An Expedition 32 astronaut snapped this photographed of wildfire smoke over Idaho from the International Space Station on Sept. 3, 2012.
An Expedition 32 astronaut snapped this photographed of wildfire smoke over Idaho from the International Space Station on Sept. 3, 2012. (Image credit: NASA Earth Observatory)

An astronaut aboard the International Space Station snapped this photo showing smoke from several wildfires snaking through Idaho's river valleys on Sept. 3.

Some of the smoke can be seen drifting to the east (note that the image is rotated so that north is to the right), carried by the wind. But much of the haze was trapped closer to the ground when air cooled at night and became denser, confining the smoke to the valleys.

Wildfires have repeatedly reduced air quality throughout the United States since this summer, and winds have blown the smoke to the Atlantic Oceanand beyond.

Since being ignited by lightning on July 30, the Mustang Complex fire has burned through 530 square miles (1,372 square kilometers) of the Salmon-Challis National Forest. It's only 45 percent contained. The Halstead fire was also ignited by lightning, on July 27, and has charred 280 square miles (726 square km).

Forests make up the dark areas of the photograph. The yellow-tan areas at the upper left and upper right of the image are grasslands, including the Palouse Grasslands Ecoregion. Light green areas in many of the valleys are crops, including barley, alfalfa and wheat. The largest single wilderness area in the contiguous United States, the Frank Church-River of No Return Wilderness, occupies the wooded zones of the Salmon River Mountains and Clearwater Mountains — most of the area in the middle of the image.

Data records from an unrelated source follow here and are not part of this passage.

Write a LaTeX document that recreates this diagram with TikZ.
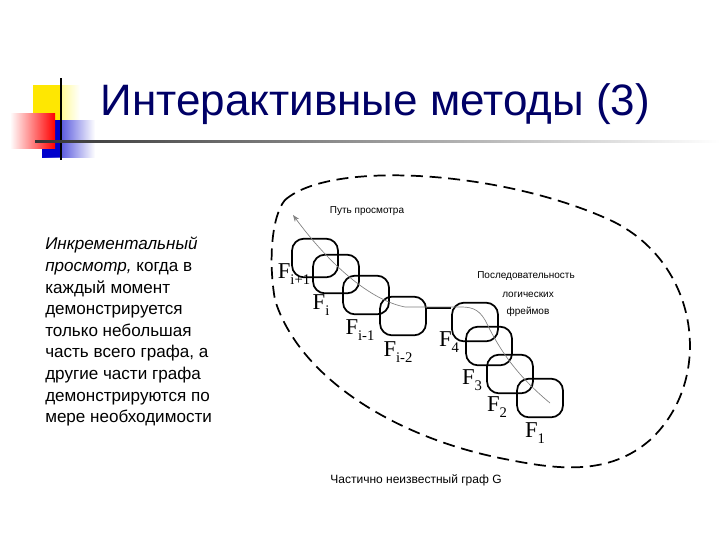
\documentclass[tikz,border=0pt]{standalone}
\usepackage{fontspec}
\setmainfont{Liberation Sans}
\newfontfamily\serifF{Liberation Serif}
\usetikzlibrary{arrows.meta}
\newcommand{\Fsub}[1]{F\raisebox{-4pt}{\fontsize{11}{11}\selectfont #1}}
\begin{document}
\begin{tikzpicture}[x=0.75pt,y=-0.75pt,
  frame/.style={draw,line width=1.3pt,rounded corners=9pt,minimum width=34.5pt,minimum height=29pt},
  flab/.style={font=\serifF\fontsize{17}{17}\selectfont},
  small/.style={font=\fontsize{7.5}{8}\selectfont},
  body/.style={font=\fontsize{12.8}{16.2}\selectfont,align=left,anchor=north west,inner sep=0}]
\useasboundingbox (0,0) rectangle (720,540);
% logo
\shade[left color=yellow!90!orange,right color=white] (33,85) rectangle (80,120);
\fill[yellow!90!orange] (33,85) rectangle (62,120);
\shade[left color=blue!80!black,right color=white] (42,120) rectangle (95,157);
\fill[blue!80!black] (42,120) rectangle (62,157);
\shade[left color=white,right color=red] (10,113) rectangle (55,148);
\draw[line width=1.5pt] (61,78) -- (61,160);
\shade[left color=black!80,right color=white] (35,140) rectangle (720,142.5);
\node[text=blue!40!black,font=\fontsize{33}{33}\selectfont,anchor=west] (title) at (96,104) {Интерактивные методы (3)};
% left text
\node[body] (txt) at (45,237) {\itshape Инкрементальный\\\itshape просмотр,\upshape{} когда в\\каждый момент\\демонстрируется\\только небольшая\\часть всего графа, а\\другие части графа\\демонстрируются по\\мере необходимости};
% outline
\draw[dashed,dash pattern=on 9pt off 5pt,line width=1.3pt]
 (285,200) .. controls (330,160) and (500,170) .. (610,220)
 .. controls (700,262) and (715,380) .. (650,440)
 .. controls (610,475) and (560,470) .. (510,460)
 .. controls (400,440) and (300,380) .. (275,300)
 .. controls (268,260) and (272,215) .. (285,200);
% frames
\node[frame] (b1) at (315,258) {};
\node[frame] (b2) at (336,274) {};
\node[frame] (b3) at (366,295) {};
\node[frame] (b4) at (403,316) {};
\node[frame] (b5) at (475,322) {};
\node[frame] (b6) at (489,346) {};
\node[frame] (b7) at (510,374) {};
\node[frame] (b8) at (540,398) {};
\draw[line width=1.3pt] (b4.east|-0,308) -- (b5.west|-0,308);
% path
\coordinate (pe) at (550,403);
\coordinate (ps) at (293,215);
\draw[gray,line width=0.5pt,-{Stealth[length=5pt]}] (pe) .. controls (510,370) and (495,340) .. (485,320)
 .. controls (478,308) and (470,307) .. (460,307) -- (405,307)
 .. controls (370,300) and (330,265) .. (ps);
% labels
\node[flab] (l1) at (294,274) {\Fsub{i+1}};
\node[flab] (l2) at (321,305) {\Fsub{i}};
\node[flab] (l3) at (360,330) {\Fsub{i-1}};
\node[flab] (l4) at (398,352) {\Fsub{i-2}};
\node[flab] (l5) at (449,342) {\Fsub{4}};
\node[flab] (l6) at (472,380) {\Fsub{3}};
\node[flab] (l7) at (497,407) {\Fsub{2}};
\node[flab] (l8) at (535,433) {\Fsub{1}};
\node[small] (pt) at (367,211) {Путь просмотра};
\node[small] (s1) at (526,276) {Последовательность};
\node[small] (s2) at (528,295) {логических};
\node[small] (s3) at (528,312) {фреймов};
\node[font=\fontsize{9}{9}\selectfont] (g) at (416,480) {Частично неизвестный граф G};
\end{tikzpicture}
\end{document}
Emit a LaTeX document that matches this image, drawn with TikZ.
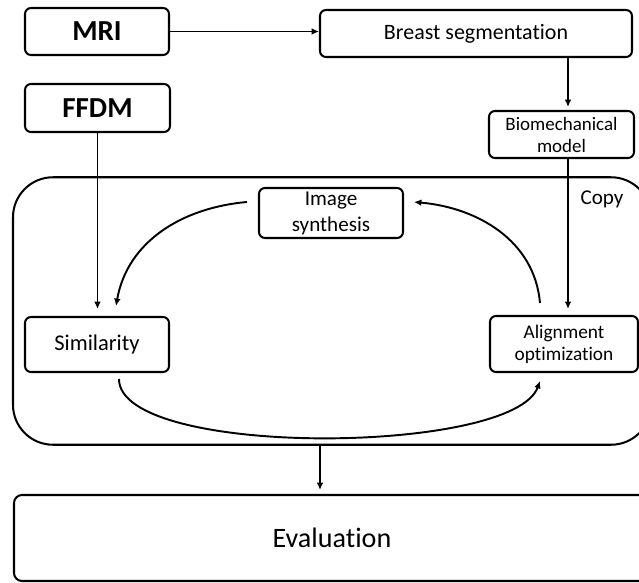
\documentclass[tikz,border=0pt]{standalone}
\usepackage{fontspec}
\setmainfont{Carlito}[Ligatures=NoCommon]
\usetikzlibrary{arrows.meta}

\begin{document}
\begin{tikzpicture}[
    box/.style={rectangle, draw, line width=1.15pt, rounded corners=0.12cm, inner sep=0pt, align=center},
    arrow/.style={-{Latex[length=4.2pt,width=3.8pt]}, line width=1.1pt},
  ]
  \useasboundingbox (0, 0) rectangle (12.78, -11.66);
  \clip (0, 0) rectangle (12.78, -11.66);
  % Nodes
  \node (MRI) [box, minimum width=2.88cm, minimum height=0.94cm, font=\fontsize{16.5}{18}\selectfont\bfseries] at (1.94, -0.63) {MRI};
  \node (SEG) [box, minimum width=6.24cm, minimum height=0.94cm, font=\fontsize{12.5}{14}\selectfont] at (9.52, -0.67) {Breast segmentation};
  \node (FFDM) [box, minimum width=2.90cm, minimum height=0.96cm, font=\fontsize{16.5}{18}\selectfont\bfseries] at (1.95, -2.16) {FFDM};
  \node (BIO) [box, minimum width=2.90cm, minimum height=0.94cm, font=\fontsize{10.8}{12.5}\selectfont] at (11.23, -2.69) {Biomechanical\\model};
  \node (LOOP) [box, rounded corners=0.8cm, minimum width=12.76cm, minimum height=5.35cm] at (6.64, -6.22) {};
  \node (SYN) [box, minimum width=2.88cm, minimum height=1.00cm, font=\fontsize{12}{14.8}\selectfont] at (6.62, -4.26) {Image\\synthesis};
  \node (SIM) [box, minimum width=2.88cm, minimum height=1.10cm, font=\fontsize{12.8}{15}\selectfont] at (1.94, -6.89) {Similarity};
  \node (ALIGN) [box, minimum width=2.96cm, minimum height=1.12cm, font=\fontsize{11}{12.5}\selectfont] at (11.28, -6.88) {Alignment\\optimization};
  \node (copy) [font=\fontsize{12}{13}\selectfont] at (12.04, -3.98) {Copy};
  \node (EVAL) [box, rounded corners=0.16cm, minimum width=12.72cm, minimum height=1.72cm, font=\fontsize{16}{18}\selectfont] at (6.64, -10.76) {Evaluation};
  % Arrows
  \draw[arrow] (MRI.east) -- (MRI.east -| SEG.west);
  \draw[arrow, shorten >=0.06cm] ([xshift=0.13cm]BIO.north |- SEG.south) -- ([xshift=0.13cm]BIO.north);
  \draw[arrow, shorten >=0.14cm] (FFDM.south) -- (FFDM.south |- SIM.north);
  \draw[arrow, shorten >=0.12cm] ([xshift=0.13cm]BIO.south) -- ([xshift=0.13cm]BIO.south |- ALIGN.north);
  \draw[arrow, shorten >=0.08cm] ([xshift=-0.24cm]LOOP.south) -- ([xshift=-0.24cm]LOOP.south |- EVAL.north);
  % Loop
  \draw[arrow] ([xshift=-0.22cm, yshift=0.22cm]SYN.west) to[out=185, in=80] ([xshift=0.38cm, yshift=0.2cm]SIM.north);
  \draw[arrow] ([xshift=-0.48cm, yshift=0.24cm]ALIGN.north) to[out=95, in=-5] ([xshift=0.2cm, yshift=0.22cm]SYN.east);
  \draw[arrow] ([xshift=0.44cm, yshift=-0.12cm]SIM.south) to[out=-90, in=-110, looseness=0.48] ([xshift=-0.48cm, yshift=-0.16cm]ALIGN.south);
\end{tikzpicture}
\end{document}
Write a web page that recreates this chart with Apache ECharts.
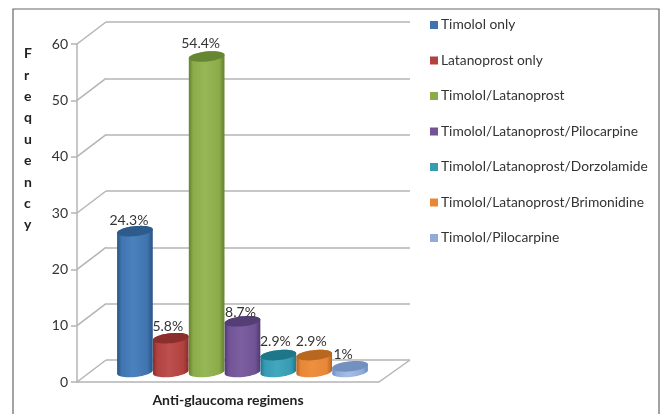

At the bottom of the picture, you can see the mountains that make up the Continental Divide — rivers to the east flow to the Mississippi and the Gulf of Mexico, while rivers to the west flow to the Pacific.

It's been a bad year for wildfires, partially due to the intense drought gripping much of the country, which turns plants into tinder. If current rates continue, wildfires will burn more acres in 2012 than in any year since records began being kept in 1960, according to NASA.

Wildfires raged in Colorado and throughout the Southwest earlier this summer, before the flames shifted west and north.

As of today (Oct. 1), there are five large wildfires in Idaho. Nationwide, there are 13 large fires in five states, according to the National Interagency Fire Center. Altogether the blazes have charred 13,754 square miles (35,620 square km), an area larger than Maryland. That's above the 10-year average for this date, which is 10,630 square miles (27,530 square km).